It recently began toll collection on the Hosur-Krishnagiri highway connecting Bangalore to Chennai, where the lanes have to be expanded from four to six.
While the company has just begun construction, it has already started collecting toll for the four lanes under operation.
"In such projects, revenue visibility is high. You start seeing revenue from day one of operations. It only increases after the project is commissioned," a Reliance Infrastructure spokesperson told Business Standard.
The Hosur project has average daily traffic of 52,000 passenger car units. This is the base volume. With six-laning, the corridor will cater to the growing traffic.
Six-laning of highway projects also has advantages, as the government would have acquired most of the extra land required for the expansion at the time of the four-laning.
"Besides, the road has been
there and the willingness to pay has sunk in," he said.
With the National Highways Authority of India planning to put 30 such projects for bidding under the fifth phase of the National Highways Development Programme, Reliance Infra is eying more business in this segment.
Currently developing 11 road projects worth Rs 12,000 crore, it is eyeing eight to 10 per cent market share in the sector.
The company has highway projects spanning 970 km. While four of these are operating, two more are expected to start operations this quarter.
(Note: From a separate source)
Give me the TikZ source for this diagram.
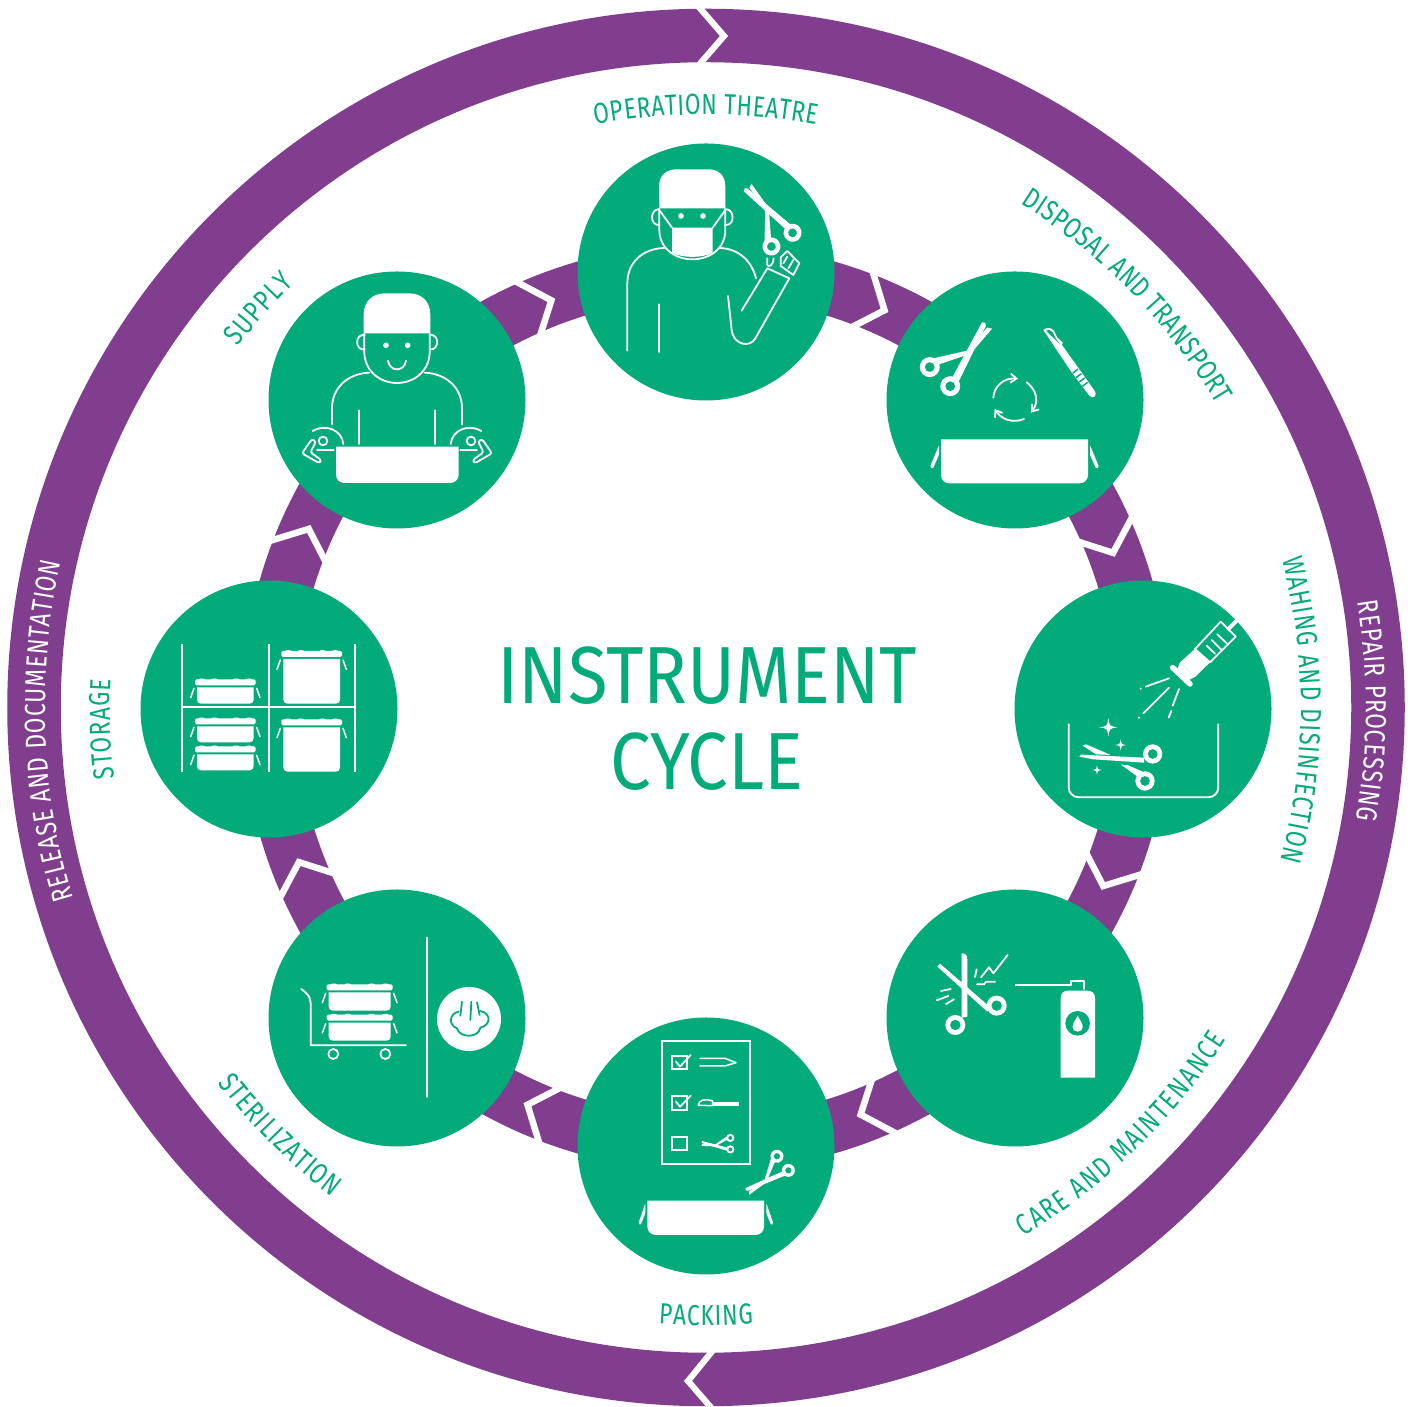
\documentclass[tikz,border=0pt]{standalone}
\usepackage{fontspec}
\usetikzlibrary{decorations.text,arrows.meta}
\newfontfamily\ringfont[FakeStretch=.78]{Fira Sans}
\newfontfamily\titlefont[FakeStretch=.895]{Fira Sans}
\definecolor{cyclegreen}{HTML}{03AA7A}
\definecolor{cyclepurple}{HTML}{813E8F}
\tikzset{
  disc/.style={circle,fill=cyclegreen,minimum size=257pt,inner sep=0pt},
  wl/.style={draw=white,line width=1.8pt,line cap=round,line join=round},
  icon/.style 2 args={shift={(#1,1407-#2)},x=.33333pt,y=-.33333pt},
}
% ring text: clockwise angles from the top
\newcommand\ringtext[5]{%
  \pgfmathsetmacro\ra{90-#1}\pgfmathsetmacro\rd{#1-#2}%
  \path[decorate,decoration={text along path,text color=#4,text align={fit to path},
     text={|\ringfont\fontsize{29pt}{29pt}\selectfont|#5}}]
     (706,699.5) ++(\ra:#3) arc[start angle=\ra,delta angle=\rd,radius=#3];}
% scissors: x y angle scale flip
\newcommand\scis[5]{%
  \begin{scope}[shift={(#1,#2)},rotate=#3,scale=#4,yscale=#5]
    \fill[white,even odd rule] (0,42) circle (30) (0,42) circle (15) (0,-42) circle (30) (0,-42) circle (15);
    \fill[white] (18,-54) -- (18,-30) -- (205,19) -- (211,11) -- (205,3) -- cycle;
    \fill[white] (24,54) -- (20,30) -- (105,-16) -- (112,-6) -- cycle;
    \fill[white] (118,-20) -- (212,-16) -- (204,-3) -- (145,-6) -- cycle;
  \end{scope}}
% container: xc halfwidth ytop ybottom
\newcommand\cont[4]{%
  \fill[white,rounded corners=1.5pt] ({#1-#2},{#3}) rectangle ({#1+#2},{#3+18});
  \foreach \bx in {-.78,-.36,.36,.78}{\fill[white] ({#1+\bx*#2},{#3+1}) ellipse (10 and 3.5);}
  \fill[white] ({#1-#2+6},{#3+24}) -- ({#1+#2-6},{#3+24}) -- ({#1+#2-6},{#4-12}) .. controls ({#1+#2-6},{#4-5}) and ({#1+#2-11},{#4}) .. ({#1+#2-18},{#4}) -- ({#1-#2+18},{#4}) .. controls ({#1-#2+11},{#4}) and ({#1-#2+6},{#4-5}) .. ({#1-#2+6},{#4-12}) -- cycle;
  \draw[wl,line width=1.5pt] ({#1-#2-3},{#3+27}) -- ({#1-#2-13},{#3+55}) ({#1+#2+3},{#3+27}) -- ({#1+#2+13},{#3+55});}
% tray: x1 x2 y1 y2
\newcommand\tray[4]{%
  \fill[white] (#1,#3) -- (#2,#3) -- (#2,{#4-25}) .. controls (#2,{#4-11}) and ({#2-11},#4) .. ({#2-25},#4) -- ({#1+25},#4) .. controls ({#1+11},#4) and (#1,{#4-11}) .. (#1,{#4-25}) -- cycle;}
% tapered clasp: top x, top y, bottom x, bottom y
\newcommand\clasp[4]{%
  \fill[white,rounded corners=1.2pt] (#1,#2) -- (#3,#4) -- ({#3+(#1-#3)*.3},{#4+6}) -- (#1,{#2+30}) -- cycle;}
% sparkle
\newcommand\spark[3]{%
  \fill[white] (#1,{#2-#3}) .. controls ({#1+.12*#3},{#2-.12*#3}) .. ({#1+#3},#2) .. controls ({#1+.12*#3},{#2+.12*#3}) .. (#1,{#2+#3}) .. controls ({#1-.12*#3},{#2+.12*#3}) .. ({#1-#3},#2) .. controls ({#1-.12*#3},{#2-.12*#3}) .. cycle;}
\begin{document}
\begin{tikzpicture}[x=1pt,y=1pt]
\useasboundingbox (0,0) rectangle (1413,1407);
\fill[white] (0,0) rectangle (1413,1407);
% rings
\draw[cyclepurple,line width=53.5pt] (706,699.5) circle (672);
\draw[cyclepurple,line width=54pt] (706,699.5) circle (437);
% outer chevrons
\begin{scope}[icon={0}{0},x=1pt,y=-1pt]
  \draw[white,line width=6.2pt,miter limit=10] (698,6) -- (724,36) -- (698,66);
  \draw[white,line width=6.2pt,miter limit=10] (714,1349) -- (688,1381) -- (714,1411);
\end{scope}
% inner chevrons
\begin{scope}[shift={(706,699.5)}]
\foreach \t in {22.5,67.5,...,337.5}{
  \draw[white,line width=6.5pt,miter limit=10] ({90-\t+1.7}:468) -- ({90-\t-1.7}:435.5) -- ({90-\t+1.7}:406);
}
\end{scope}
% discs
\node[disc] (theatre) at (706,1135) {};
\node[disc] (disposal) at (1015,1007) {};
\node[disc] (washing) at (1143,698) {};
\node[disc] (care) at (1015,389) {};
\node[disc] (packing) at (706,261) {};
\node[disc] (steril) at (397,389) {};
\node[disc] (storage) at (269,698) {};
\node[disc] (supply) at (397,1007) {};
% title
\node[anchor=base,inner sep=0pt,text=cyclegreen,font=\titlefont\fontsize{81pt}{81pt}\selectfont] (title1) at (707.5,703) {INSTRUMENT};
\node[anchor=base,inner sep=0pt,text=cyclegreen,font=\titlefont\fontsize{81pt}{81pt}\selectfont] (title2) at (707,617) {CYCLE};
% ring labels
\ringtext{-10.7}{10.7}{593}{cyclegreen}{OPERATION THEATRE}
\ringtext{32}{59.3}{594}{cyclegreen}{DISPOSAL AND TRANSPORT}
\ringtext{75.6}{104.9}{595}{cyclegreen}{WAHING AND DISINFECTION}
\ringtext{149}{122.6}{617}{cyclegreen}{CARE AND MAINTENANCE}
\ringtext{184.4}{175.6}{618}{cyclegreen}{PACKING}
\ringtext{232.4}{217.4}{616}{cyclegreen}{STERILIZATION}
\ringtext{263.2}{272.7}{596}{cyclegreen}{STORAGE}
\ringtext{-52.4}{-44.2}{591}{cyclegreen}{SUPPLY}
\ringtext{80.8}{99.8}{660}{white}{REPAIR PROCESSING}
\ringtext{253.2}{282.7}{661}{white}{RELEASE AND DOCUMENTATION}
% ---------- operation theatre
\begin{scope}[icon={570}{140}]
  \fill[white] (268,205) -- (267,140) .. controls (267,105) and (290,88) .. (320,88) -- (415,88) .. controls (445,88) and (466,105) .. (466,140) -- (466,205) -- cycle;
  \draw[wl] (268,208) .. controls (240,205) and (238,258) .. (268,255);
  \draw[wl] (466,208) .. controls (494,205) and (496,258) .. (466,255);
  \draw[wl] (268,205) -- (268,270) .. controls (268,325) and (315,358) .. (367,358) .. controls (420,358) and (466,325) .. (466,270) -- (466,205);
  \fill[white] (333,228) circle (8.5) (399,228) circle (8.5);
  \fill[white] (306,263) -- (428,263) -- (428,337) .. controls (405,355) and (330,355) .. (306,337) -- cycle;
  \draw[wl] (270,213) -- (306,263) (464,213) -- (428,263);
  \draw[wl] (283,324) .. controls (215,326) and (172,370) .. (172,430) -- (172,632);
  \draw[wl] (450,324) .. controls (505,326) and (545,362) .. (558,415);
  \draw[wl] (268,493) -- (268,636);
  \draw[wl] (474,468) -- (485,570) .. controls (490,615) and (540,625) .. (556,595) -- (658,415) -- (592,385) -- (515,512);
  \draw[wl] (592,355) -- (592,375) .. controls (595,380) and (608,382) .. (611,355);
  \scis{636}{299}{123}{.9}{-1}
  \draw[wl,fill=cyclegreen] (632,352) -- (652,333) -- (688,370) -- (670,405) -- (632,378) -- cycle;
  \draw[wl] (652,350) -- (640,370) (670,360) -- (655,385);
\end{scope}
% ---------- disposal
\begin{scope}[icon={880}{265}]
  \scis{180}{335}{47}{1}{-1}
  \draw[wl,-{Straight Barb[length=6pt,width=9pt]}] (340,398) .. controls (342,365) and (370,338) .. (414,341);
  \draw[wl,-{Straight Barb[length=6pt,width=9pt]}] (440,352) .. controls (470,375) and (478,410) .. (453,443);
  \draw[wl,-{Straight Barb[length=6pt,width=9pt]}] (432,462) .. controls (400,475) and (365,465) .. (344,432);
  \fill[white] (490,195) .. controls (500,185) and (515,188) .. (522,198) -- (532,218) -- (548,232) -- (546,240) -- (642,375) .. controls (655,392) and (640,405) .. (628,392) -- (575,322) -- cycle;
  \fill[cyclegreen] (498,197) .. controls (505,192) and (513,195) .. (518,202) -- (528,222) -- (540,238) -- cycle;
  \draw[cyclegreen,line width=1.5pt] (594,312) -- (578,325) (604,326) -- (588,338) (614,339) -- (598,351) (623,352) -- (607,364);
  \tray{183}{624}{523}{655}
  \clasp{177}{540}{150}{606}
  \clasp{630}{540}{657}{606}
\end{scope}
% ---------- washing
\begin{scope}[icon={1010}{575}]
  \draw[white,line width=4pt] (652,165) -- (682,135);
  \draw[wl] (632,140) -- (677,185) -- (600,262) -- (555,222) -- cycle;
  \fill[white] (555,222) -- (598,264) -- (555,306) -- (510,262) -- cycle;
  \fill[white] (510,262) -- (555,306) -- (530,318) -- (500,288) -- cycle;
  \draw[white,line width=5.5pt,line cap=round] (488,278) -- (540,327);
  \draw[wl] (590,212) -- (615,236) (605,195) -- (634,224) (622,178) -- (650,205);
  \draw[wl] (407,335) -- (477,310) (400,415) -- (477,338) (488,392) -- (507,342) (476,428) -- (484,408);
  \fill[white] (392,341) circle (3.5) (387,428) circle (3.5);
  \spark{295}{457}{28}\spark{332}{510}{17}\spark{261}{585}{15}
  \draw[wl,rounded corners=10pt] (176,448) -- (176,667) -- (625,667) -- (625,448);
  \fill[white,even odd rule] (428,537) circle (29) (428,537) circle (15) (405,618) circle (29) (405,618) circle (15);
  \fill[white] (208,545) -- (213,539) -- (402,548) -- (402,563) -- (250,553) -- cycle;
  \fill[white] (218,512) -- (228,508) -- (302,540) -- (258,538) -- cycle;
  \fill[white] (333,569) -- (352,570) -- (398,590) -- (384,606) -- cycle;
\end{scope}
% ---------- care
\begin{scope}[icon={880}{885}]
  \fill[white,even odd rule] (226,420) circle (30) (226,420) circle (16) (350,362) circle (30) (350,362) circle (16);
  \fill[white] (245,205) .. controls (258,205) and (262,212) .. (262,225) -- (262,395) -- (245,398) -- cycle;
  \fill[white] (172,245) -- (180,236) -- (332,368) -- (322,380) -- cycle;
  \draw[wl] (183,318) -- (212,312) (170,346) -- (205,333) (198,357) -- (222,343) (285,276) -- (290,253);
  \draw[wl] (303,277) -- (327,247) -- (340,265) -- (383,210);
  \draw[wl] (291,298) -- (312,298) -- (318,290) -- (345,290);
  \draw[wl] (407,299) -- (573,299);
  \draw[wl] (573,299) -- (573,287) -- (613,287) -- (613,312);
  \fill[white] (542,578) -- (542,340) .. controls (542,325) and (550,317) .. (565,317) -- (622,317) .. controls (637,317) and (645,325) .. (645,340) -- (645,578) -- cycle;
  \fill[cyclegreen] (593,415) circle (37);
  \fill[white] (593,392) .. controls (585,408) and (578,415) .. (578,425) .. controls (578,445) and (608,445) .. (608,425) .. controls (608,415) and (601,408) .. (593,392) -- cycle;
\end{scope}
% ---------- packing
\begin{scope}[icon={570}{1015}]
  \draw[wl,line cap=butt,line join=miter] (276,78) rectangle (541,447);
  \draw[wl,line cap=butt,line join=miter] (307,122) rectangle (350,163) (307,243) rectangle (350,285) (307,365) rectangle (350,406);
  \draw[wl] (318,140) -- (330,155) -- (362,120) (318,260) -- (330,275) -- (362,242);
  \draw[wl,line width=1.5pt] (390,130) -- (465,130) -- (498,143) -- (465,153) -- (390,153);
  \draw[wl,line width=1.5pt] (385,271) .. controls (385,255) and (405,250) .. (428,258) -- (428,272) -- cycle;
  \fill[white] (428,260) -- (508,260) -- (508,272) -- (428,272) -- cycle;
  \scis{481}{386}{180}{.41}{1}
  \scis{638}{445}{219}{.65}{1}
  \tray{232}{582}{557}{660}
  \clasp{226}{565}{205}{625}
  \clasp{589}{565}{610}{625}
\end{scope}
% ---------- sterilization
\begin{scope}[icon={262}{885}]
  \draw[wl] (496,158) -- (496,636);
  \fill[white] (621,402) circle (96);
  \draw[cyclegreen,line width=1.8pt,line cap=round] (600,350) -- (595,392) (628,350) -- (625,405) (645,352) -- (653,390);
  \draw[cyclegreen,line width=1.8pt,line cap=round] (590,380) .. controls (562,385) and (558,420) .. (585,430) .. controls (592,460) and (650,460) .. (655,428) .. controls (688,420) and (688,385) .. (655,378);
  \draw[wl] (118,312) .. controls (135,325) and (146,335) .. (146,355) -- (146,481) -- (432,481);
  \draw[wl] (214,507) circle (15) (370,507) circle (15);
  \cont{293}{99}{298}{377}
  \cont{293}{99}{389}{467}
\end{scope}
% ---------- storage
\begin{scope}[icon={135}{575}]
  \draw[wl,line cap=butt] (141,208) -- (141,590) (401,208) -- (401,590) (660,208) -- (660,590) (141,395) -- (660,395);
  \cont{271}{91}{313}{386}
  \cont{271}{91}{430}{502}
  \cont{271}{91}{514}{586}
  \cont{530}{91}{228}{386}
  \cont{530}{91}{433}{590}
\end{scope}
% ---------- supply
\begin{scope}[icon={262}{265}]
  \fill[white] (305,205) -- (305,150) .. controls (305,110) and (330,85) .. (370,85) -- (440,85) .. controls (480,85) and (505,110) .. (505,150) -- (505,205) -- cycle;
  \draw[wl] (308,210) .. controls (278,205) and (278,258) .. (308,253);
  \draw[wl] (503,210) .. controls (533,205) and (533,258) .. (503,253);
  \draw[wl] (307,205) -- (307,265) .. controls (310,320) and (355,354) .. (405,354) .. controls (455,354) and (500,320) .. (503,265) -- (503,205);
  \fill[white] (372,241) circle (8.5) (437,241) circle (8.5);
  \draw[wl] (378,287) .. controls (383,322) and (427,322) .. (432,287);
  \draw[wl] (322,323) .. controls (255,326) and (210,370) .. (210,430) -- (210,478);
  \draw[wl] (488,323) .. controls (555,326) and (600,370) .. (600,430) -- (600,478);
  \draw[wl] (290,436) -- (290,537) (519,436) -- (519,537);
  \draw[wl] (152,498) .. controls (190,475) and (240,495) .. (244,537);
  \draw[wl] (183,528) circle (13);
  \draw[wl] (165,556) -- (215,556);
  \draw[wl,rounded corners=2.5pt] (150,522) -- (120,565) -- (172,595) -- (178,585) -- (145,562) -- (162,530) -- cycle;
  \begin{scope}[shift={(810,0)},xscale=-1]
    \draw[wl] (152,498) .. controls (190,475) and (240,495) .. (244,537);
    \draw[wl] (183,528) circle (13);
    \draw[wl] (165,556) -- (215,556);
    \draw[wl,rounded corners=2.5pt] (150,522) -- (120,565) -- (172,595) -- (178,585) -- (145,562) -- (162,530) -- cycle;
  \end{scope}
  \tray{222}{590}{545}{654}
\end{scope}
\end{tikzpicture}
\end{document}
With the highway sector becoming very competitive, a number of companies are bidding for the same project.
This has made Reliance Infra look at bigger ones, looking at traffic growth and geographic location. The target is 15-20 per cent yearly return.
For instance, the company is planning to bid for a mega road project between Kishangarh, Udaipur and Ahmedabad, the estimated cost being Rs. 5,000 crore (Rs. 50 billion), in a consortium with IRB Infrastructure.
Around a dozen bidders are expected, with financial bids expected this month.